The expert told We that she’s curious about why the guy made the call in the men’s restroom. “Why not in front of her?” she asked. “Making the call in front of her could have exposed her, calling off the ambulance, and saving her salary.”

Randall adds that although there seems to be an ulterior motive in making the call, like exposing her fake episodes, there are a couple of steps he could have taken first. These include reporting it to management. “This releases you and your coworkers from any liability or potential blame,” she explains. The guy could have also asking his coworker for contact information for her next of kin to inform them. In case it happens again.

“Under the circumstances, I believe that it was the right thing to do considering the frequency of the episodes and the obvious manipulation,” Randall told us. “People do and say bizarre things for so many reasons.”

What “underlying condition” could the colleague possibly have?

Randall tells us there are a number of reasons the woman could have been having these “fainting” spells. “She may truly feel light-headed or languid from lack of sleep, too much partying, dieting, or an undiagnosed medical condition,” she said. “She could be avoiding doing her job. She could be trying to gain the affection of a particular colleague. She could be a manipulative narcissist. It could be a set-up for the company’s wrongdoing, looking for a pay-off.”

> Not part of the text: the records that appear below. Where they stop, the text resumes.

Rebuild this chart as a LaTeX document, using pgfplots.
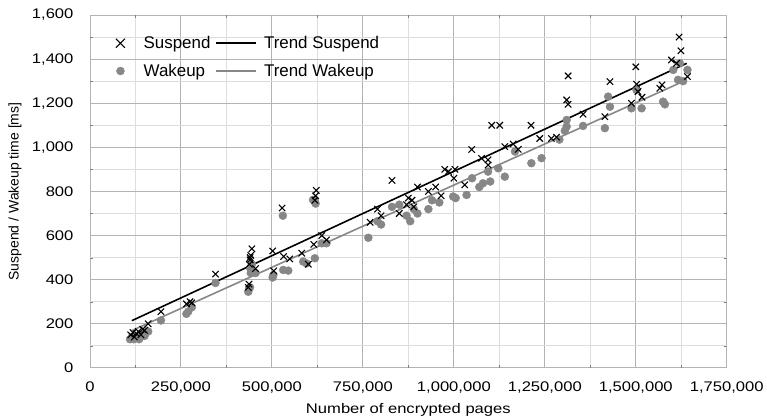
\documentclass[border=0pt]{standalone}
\usepackage{pgfplots}
\pgfplotsset{compat=1.18}
\usepackage{fontspec}
\setmainfont{Liberation Sans}
\newfontfamily\tickfont{Liberation Sans}[FakeStretch=1.19]
\definecolor{MajGrid}{HTML}{B3B3B3}
\definecolor{MinGrid}{HTML}{DDDDDD}
\definecolor{WakeGray}{HTML}{878787}

\pgfplotsset{
  legX/.style={legend image code/.code={%
    \draw[white, opacity=0] (-6bp,0bp) -- (16bp,0bp);
    \draw[black,line width=1.1pt] (-4.5bp,-4.5bp)--(4.5bp,4.5bp) (-4.5bp,4.5bp)--(4.5bp,-4.5bp);}},
  legDot/.style={legend image code/.code={%
    \draw[white, opacity=0] (-6bp,0bp) -- (16bp,0bp);
    \fill[WakeGray] (0bp,0bp) circle[radius=4bp];}},
  legLine/.style={legend image code/.code={%
    \draw[#1] (0bp,0bp) -- (40bp,0bp);}},
}

\pgfplotstableread{
x y
112000 150
118000 160
122000 140
128000 155
133000 165
140000 150
145000 175
150000 170
160000 200
195000 255
265000 290
275000 300
280000 295
345000 425
435000 365
437000 380
438000 470
440000 490
440000 500
442000 510
445000 540
455000 450
502000 530
505000 440
528000 725
532000 505
549000 494
582000 520
600000 470
615000 560
618000 760
620000 780
622000 805
637000 600
650000 580
770000 660
790000 720
800000 690
830000 850
850000 700
870000 740
875000 770
885000 760
890000 730
900000 820
930000 800
950000 820
965000 780
975000 900
985000 890
1000000 860
1003000 900
1030000 830
1049000 990
1076000 950
1094000 920
1094000 943
1104000 1100
1126000 1100
1140000 1003
1163000 1015
1177000 991
1212000 1100
1236000 1040
1268000 1040
1282000 1046
1310000 1215
1314000 1324
1314000 1195
1355000 1150
1415000 1139
1429000 1298
1488000 1200
1500000 1365
1502000 1286
1506000 1253
1517000 1227
1566000 1268
1572000 1283
1598000 1396
1612000 1381
1619000 1500
1624000 1438
1642000 1321
}\suspend

\pgfplotstableread{
x y
110000 130
115000 140
120000 130
125000 135
130000 140
135000 130
140000 150
150000 145
160000 165
195000 215
265000 245
270000 255
280000 275
345000 385
435000 345
437000 360
440000 365
440000 453
442000 430
445000 470
455000 430
502000 410
504000 421
530000 690
531000 444
545000 441
586000 482
595000 474
618000 497
613000 762
618000 754
620000 745
637000 565
650000 565
765000 590
790000 665
800000 650
830000 730
850000 740
870000 690
880000 665
890000 720
900000 700
930000 720
940000 760
960000 750
998000 777
1005000 770
1035000 784
1050000 860
1070000 820
1080000 837
1094000 890
1100000 845
1122000 905
1140000 867
1168000 981
1213000 928
1241000 951
1290000 1035
1310000 1124
1310000 1094
1305000 1075
1355000 1097
1415000 1087
1424000 1230
1429000 1184
1488000 1177
1502000 1260
1516000 1177
1575000 1207
1580000 1195
1603000 1351
1616000 1306
1621000 1381
1630000 1300
1642000 1351
}\wakeup

\begin{document}
\begin{tikzpicture}
\path (-90bp,-51bp) rectangle (677bp,368bp);
\begin{axis}[
  at={(0,0)}, anchor=origin,
  scale only axis, width=637bp, height=353bp,
  xmin=0, xmax=1750000, ymin=0, ymax=1600,
  axis line style={draw=none},
  major tick length=0pt,
  xtick distance=250000, ytick distance=200,
  minor x tick num=1, minor y tick num=1,
  grid=both,
  major grid style={MajGrid, line width=0.9pt},
  minor grid style={MinGrid, line width=0.9pt},
  scaled ticks=false,
  /pgf/number format/.cd, fixed, 1000 sep={,}, assume math mode=true, /pgfplots/.cd,
  tick label style={font=\tickfont\fontsize{14}{16}\selectfont},
  xticklabel style={anchor=north, yshift=-10bp},
  yticklabel style={anchor=east, xshift=-13bp},
  xlabel={Number of encrypted pages},
  ylabel={Suspend / Wakeup time [ms]},
  xlabel style={font=\tickfont\fontsize{14}{16}\selectfont,
    at={(axis description cs:0.5,0)}, anchor=center, yshift=-42bp},
  ylabel style={font=\fontsize{14}{16}\selectfont,
    at={(axis description cs:0,0.5)}, anchor=center, yshift=75bp},
  legend columns=2,
  legend style={draw=none, fill=none, at={(axis cs:58000,1522)}, anchor=north west,
    font=\fontsize{17}{19}\selectfont, row sep=10bp,
    /tikz/every even column/.append style={column sep=3bp},
    /tikz/every odd column/.append style={column sep=5bp}},
  legend cell align=left,
]
\addplot[only marks, mark=*, mark size=4bp, WakeGray, draw=none, forget plot] table {\wakeup};
\addplot[only marks, mark=x, mark size=4.5bp, black, mark options={line width=1.1pt}, forget plot] table {\suspend};
\addplot[black, line width=1.6pt, forget plot] coordinates {(115000,214) (1640000,1381)};
\addplot[WakeGray, line width=1.6pt, forget plot] coordinates {(115000,169) (1640000,1306)};
\addlegendimage{legX}
\addlegendentry{Suspend}
\addlegendimage{legLine, black, line width=1.6pt}
\addlegendentry{Trend Suspend}
\addlegendimage{legDot}
\addlegendentry{Wakeup}
\addlegendimage{legLine, WakeGray, line width=1.6pt}
\addlegendentry{Trend Wakeup}
\end{axis}
\end{tikzpicture}
\end{document}
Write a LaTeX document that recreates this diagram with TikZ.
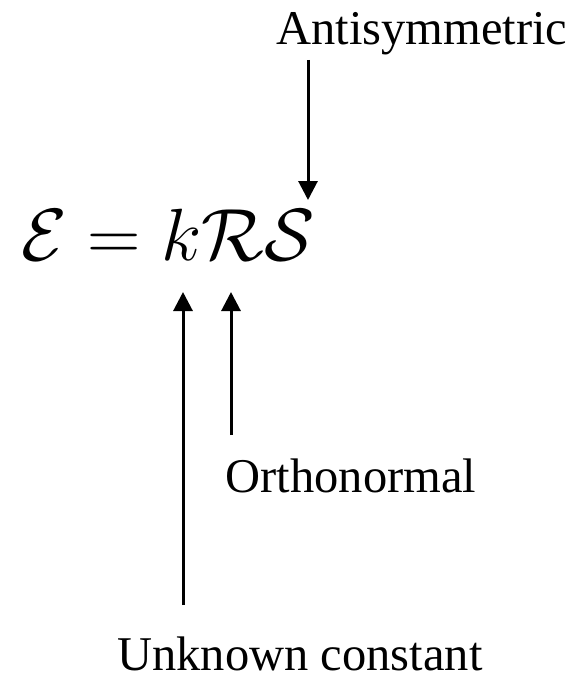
\RequirePackage{fix-cm}
\documentclass[tikz,border=0pt]{standalone}
\usepackage{amsmath}
\usepackage{fontspec}
\newfontfamily\labelfont{Liberation Serif}
\usetikzlibrary{positioning,arrows.meta}

\begin{document}
\begin{tikzpicture}[x=1pt, y=-1pt,
      lbl/.style={anchor=base, inner sep=0pt, font=\labelfont\fontsize{48.5}{58}\selectfont},
      eqn/.style={anchor=base west, inner sep=0pt, font=\fontsize{74}{86}\selectfont},
      ptr/.style={-{Triangle[length=19pt, width=19pt]}, line width=3pt},
    ]
    \useasboundingbox (0,0) rectangle (579,695);

    % equation
    \node[eqn] (eq) at (21,260) {$\mathcal{E} = k\mathcal{R}\mathcal{S}$};

    % labels
    \node[lbl] (anti) at (422,45) {Antisymmetric};
    \node[lbl] (ortho) at (351,492) {Orthonormal};
    \node[lbl] (unk) at (300,670) {Unknown constant};

    % arrow ends
    \coordinate (sTop) at (308,60);
    \coordinate (sTip) at (308,200);
    \coordinate (rBot) at (231,435);
    \coordinate (rTip) at (231,292);
    \coordinate (kBot) at (183,605);
    \coordinate (kTip) at (183,292);

    \draw[ptr] (sTop) -- (sTip);
    \draw[ptr] (rBot) -- (rTip);
    \draw[ptr] (kBot) -- (kTip);
  \end{tikzpicture}
\end{document}
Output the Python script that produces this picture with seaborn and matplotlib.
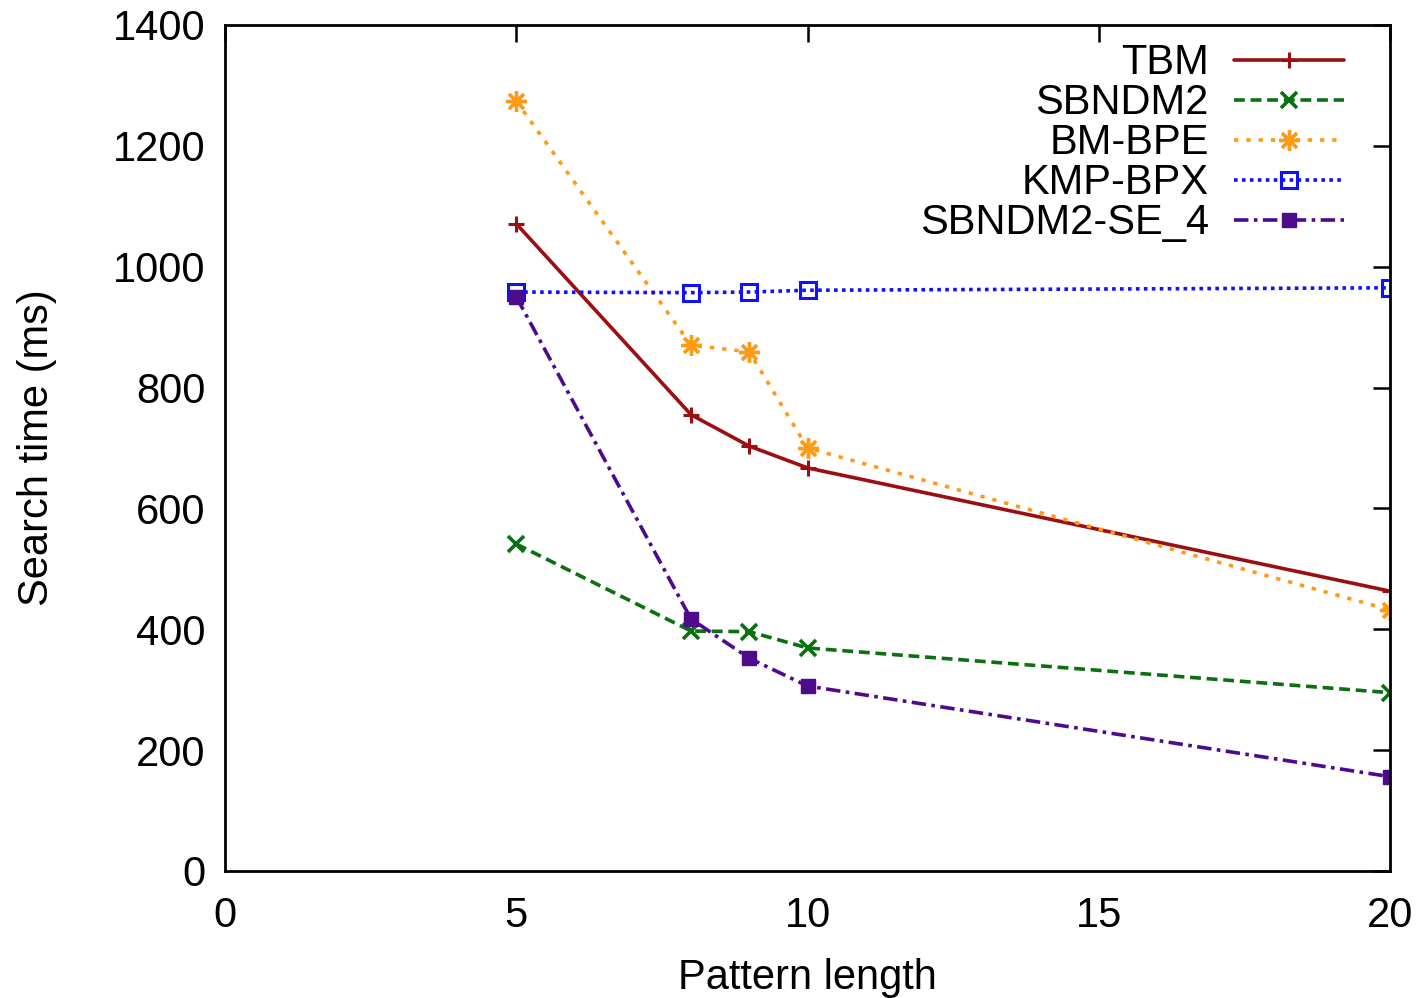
import matplotlib
matplotlib.use("Agg")
import matplotlib.pyplot as plt
import seaborn as sns
import pandas as pd

pattern_length = [5, 8, 9, 10, 20]
tbm = [1071, 755, 703, 667, 463]
sbndm2 = [541, 397, 396, 369, 295]
bm_bpe = [1274, 870, 859, 700, 432]
kmp_bpx = [958, 957, 958, 961, 965]
sbndm2_se4 = [950, 417, 352, 306, 156]

series_names = ["TBM", "SBNDM2", "BM-BPE", "KMP-BPX", "SBNDM2-SE_4"]
series_values = [tbm, sbndm2, bm_bpe, kmp_bpx, sbndm2_se4]
x_ticks = [0, 5, 10, 15, 20]
y_ticks = [0, 200, 400, 600, 800, 1000, 1200, 1400]

sns.set_style("white")
plt.rcParams['font.family'] = ['Liberation Sans', 'DejaVu Sans']
plt.rcParams['text.color'] = 'black'
plt.rcParams['axes.labelcolor'] = 'black'
plt.rcParams['xtick.color'] = 'black'
plt.rcParams['ytick.color'] = 'black'

styles = {
    "TBM": dict(color="#9b0f12", ls="-", marker="+", ms=12, mew=2.2, mfc="#9b0f12"),
    "SBNDM2": dict(color="#0a7010", ls=(0, (3, 1.6)), marker="x", ms=11, mew=2.6, mfc="#0a7010"),
    "BM-BPE": dict(color="#ff9a14", ls=(0, (1.2, 2.2)), marker=(8, 2, 0), ms=15, mew=2.4, mfc="#ff9a14"),
    "KMP-BPX": dict(color="#1010ff", ls=(0, (1, 1.2)), marker="s", ms=11, mew=2.2, mfc="none"),
    "SBNDM2-SE_4": dict(color="#4d0a8c", ls=(0, (4, 1.5, 1, 1.5)), marker="s", ms=10, mew=1, mfc="#4d0a8c"),
}

fig = plt.figure(figsize=(14.26, 9.98), dpi=100)
ax = fig.add_axes([0.1578, 0.1273, 0.8170, 0.8477])

for name, vals in zip(series_names, series_values):
    df = pd.DataFrame({"x": pattern_length, "y": vals})
    st = styles[name]
    sns.lineplot(data=df, x="x", y="y", ax=ax, color=st["color"], label=name,
                 linewidth=2.6, linestyle=st["ls"], marker=st["marker"],
                 markersize=st["ms"], markeredgewidth=st["mew"],
                 markerfacecolor=st["mfc"], markeredgecolor=st["color"])

ax.set_xlim(0, 20)
ax.set_ylim(0, 1400)
ax.set_xticks(x_ticks)
ax.set_yticks(y_ticks)
ax.tick_params(axis="both", which="both", direction="in", length=12, width=1.8,
               top=True, right=True, labelsize=30)
ax.tick_params(axis="x", pad=18)
ax.tick_params(axis="y", pad=14)
for sp in ax.spines.values():
    sp.set_linewidth(2)
    sp.set_color("black")
ax.set_xlabel("Pattern length", fontsize=30, labelpad=16)
ax.set_ylabel("Search time (ms)", fontsize=30, labelpad=40)

leg = ax.legend(loc="upper right", frameon=False, markerfirst=False, fontsize=30,
                handlelength=2.65, handletextpad=0.6, labelspacing=0.0,
                borderaxespad=0.0, bbox_to_anchor=(0.975, 0.998))

fig.savefig("out.png", dpi=100)
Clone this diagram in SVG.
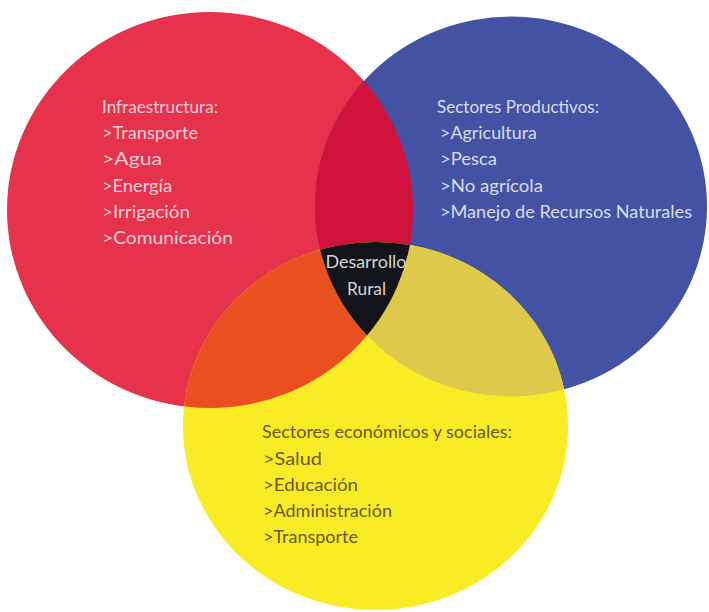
<svg xmlns="http://www.w3.org/2000/svg" width="709" height="612" viewBox="0 0 709 612">
  <defs>
    <style>
      .lbl { font-family: Lato, "Liberation Sans", "DejaVu Sans", sans-serif; font-size: 16.5px; }
      .on-red { fill: #F6CFD7; }
      .on-blue { fill: #D8DCF1; }
      .on-yellow { fill: #6A5A1C; }
      .center { fill: #D4D4D6; text-anchor: middle; }
    </style>
    <ellipse id="shape-red" cx="210" cy="210" rx="203" ry="198"/>
    <ellipse id="shape-blue" cx="511" cy="206.5" rx="196" ry="190"/>
    <ellipse id="shape-yellow" cx="375.5" cy="426" rx="192.5" ry="184"/>
    <clipPath id="clip-red"><use href="#shape-red"/></clipPath>
    <clipPath id="clip-blue"><use href="#shape-blue"/></clipPath>
    <clipPath id="clip-yellow"><use href="#shape-yellow"/></clipPath>
  </defs>

  <rect width="709" height="612" fill="#FFFFFF"/>

  <!-- the three sets -->
  <g id="infraestructura">
    <use href="#shape-red" fill="#E7324C"/>
  </g>
  <g id="sectores-productivos">
    <use href="#shape-blue" fill="#4452A3"/>
  </g>
  <g id="sectores-economicos">
    <use href="#shape-yellow" fill="#FAEC24"/>
  </g>

  <!-- pairwise overlaps -->
  <g id="overlaps">
    <g clip-path="url(#clip-red)"><use href="#shape-blue" fill="#D1123D"/></g>
    <g clip-path="url(#clip-red)"><use href="#shape-yellow" fill="#E94F1F"/></g>
    <g clip-path="url(#clip-blue)"><use href="#shape-yellow" fill="#DFC94B"/></g>
  </g>

  <!-- centre: all three -->
  <g id="desarrollo-rural">
    <g clip-path="url(#clip-red)"><g clip-path="url(#clip-blue)"><use href="#shape-yellow" fill="#131419"/></g></g>
    <text class="lbl center" x="366" y="268" textLength="81" lengthAdjust="spacingAndGlyphs">Desarrollo</text>
    <text class="lbl center" x="366.5" y="295" textLength="39" lengthAdjust="spacingAndGlyphs">Rural</text>
  </g>

  <!-- set labels -->
  <g id="infraestructura-labels" class="lbl on-red">
    <text x="102" y="112.5" textLength="116" lengthAdjust="spacingAndGlyphs">Infraestructura:</text>
    <text x="102" y="139" textLength="96" lengthAdjust="spacingAndGlyphs">&gt;Transporte</text>
    <text x="102" y="165" textLength="60" lengthAdjust="spacingAndGlyphs">&gt;Agua</text>
    <text x="102" y="191.5" textLength="70" lengthAdjust="spacingAndGlyphs">&gt;Energía</text>
    <text x="102" y="217.5" textLength="88" lengthAdjust="spacingAndGlyphs">&gt;Irrigación</text>
    <text x="102" y="243.5" textLength="131" lengthAdjust="spacingAndGlyphs">&gt;Comunicación</text>
  </g>
  <g id="productivos-labels" class="lbl on-blue">
    <text x="437" y="112.5" textLength="162" lengthAdjust="spacingAndGlyphs">Sectores Productivos:</text>
    <text x="440" y="139" textLength="97" lengthAdjust="spacingAndGlyphs">&gt;Agricultura</text>
    <text x="440" y="165" textLength="57" lengthAdjust="spacingAndGlyphs">&gt;Pesca</text>
    <text x="440" y="191.5" textLength="103" lengthAdjust="spacingAndGlyphs">&gt;No agrícola</text>
    <text x="440" y="217.5" textLength="252" lengthAdjust="spacingAndGlyphs">&gt;Manejo de Recursos Naturales</text>
  </g>
  <g id="economicos-labels" class="lbl on-yellow">
    <text x="262" y="438" textLength="250" lengthAdjust="spacingAndGlyphs">Sectores económicos y sociales:</text>
    <text x="263" y="464.5" textLength="59" lengthAdjust="spacingAndGlyphs">&gt;Salud</text>
    <text x="263" y="491" textLength="95" lengthAdjust="spacingAndGlyphs">&gt;Educación</text>
    <text x="263" y="517" textLength="129" lengthAdjust="spacingAndGlyphs">&gt;Administración</text>
    <text x="263" y="543" textLength="95" lengthAdjust="spacingAndGlyphs">&gt;Transporte</text>
  </g>
</svg>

“If her episode was only emotional, and all she needed was someone to listen to her, fine.,” she added. “However, when it becomes a physical matter, it’s time to call an expert.”

Randall believes that barring any real medical or mental condition, “someone like her will shape up only when everyone stops being her personal Good Samaritan.”As long as there are kind-hearted people, says the expert, she will continue to find them until one day, she is either fired or burns all her bridges.

“Interacting with entitled coworkers can be tricky because there’s no avoiding them,” Randall told We. “You want to demonstrate that you are able to get along with your colleagues. Do they behave this way with everyone or just you? Something to think about.”

If you find yourself dealing with a somewhat entitled colleague, Randall suggests you learn to confidently and professionally call them out on their “slick talk.” She advises that you overlook what and how they say. “Take only the necessary information and move on,” adds the expert. “Stand your ground by respectfully stating your boundaries.”

“Recreating the Victorian era when women had fainting spells isn’t the best strategy for your professional career”

Randall’s advice often comes with a dash of humor. And this time was no different. We had to stifle a giggle when the expert said, “Nostalgia is nice, however, recreating the Victorian era when women had fainting spells isn’t the best strategy for your professional career.”

We asked what she’d say to the female colleague given the chance… And this was her response:

“If your spells are due to a tight corset, loosen it.”

“If your spells are due to emotional distress, seek counseling.”

“If your spells are due to work overload, speak up.”

“If your spells are an attempt to make friends or flirt, stop it. You are only encouraging pity.”

“The moment will come when your colleagues begin to question your requests—sending them off to quench your tummy’s desires. And, not paying them back!”

“If you like feeling powerful, why don’t you take charge of your life and career?” she added. “Master the art of self-sufficiency and truthfulness. The feeling will supersede the game you play on your colleagues.” Randall warned that manipulation is temporary. “People catch on eventually, she said. “And when that happens, you will stand alone, or with others who may be manipulating you.”

To the guy who called the ambulance, Randall had this to say: “Continue to be cordial and be thankful that you are no longer within her reach.”